I’ve seen Bruce Springsteen live several times, and during each concert, my cynicism was washed away like sin dissolving after baptism. I came out born anew, as if my own human soul was yanked from my body and scrubbed clean of all skepticism, then thrust back into me – rejuvenated and restored.
In an uncertain world where faith is so easily shattered, Bruce Springsteen serves as continual reassurance. A silver sliver of hope reminding me that this is something to believe in. That this is real, and honest, and will always be here whenever I need it. When Bruce Springsteen and the E Street Band roll into town, they bring with them absolution — sanctifying a sea of thousands, tens of thousands. They do not, will not, cannot promise life everlasting, but they sure as hell deliver on the promise of life right now.

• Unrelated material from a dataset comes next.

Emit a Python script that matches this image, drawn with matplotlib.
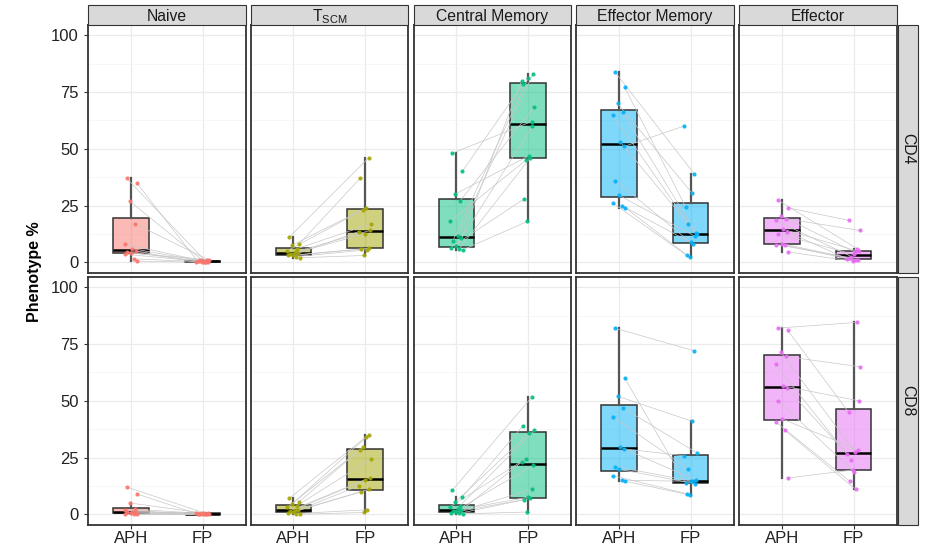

I don’t believe in much, and I am forever questioning what I do believe in – “Is this real? Why do I believe in this? Should I believe in this?” However, I have never wavered in my belief of the potency of music. A song can change your mood, change your day, change your life. A song can be a great unifying force which rallies the masses to action and a song can break down boundaries. Hell, all it took to knock down the Wall of Jericho was a couple of trumpets and some loud vocals.
So, hail hail rock ‘n roll. This music may never save my soul, but thanks to Bruce Springsteen, I know I have a soul, that it can be saved, and above all, that it’s worth saving.
To Bruce Springsteen, natural–born poetic genius off the streets of Monmouth County, hardest – hardest working – hardest working New Jerseyian in show business, voice of the common man, future of Rock and Roll or, more simply, the man who taught me more than I ever learned at school, and who helps me believe that it ain’t no sin to be glad you’re alive – happy birthday.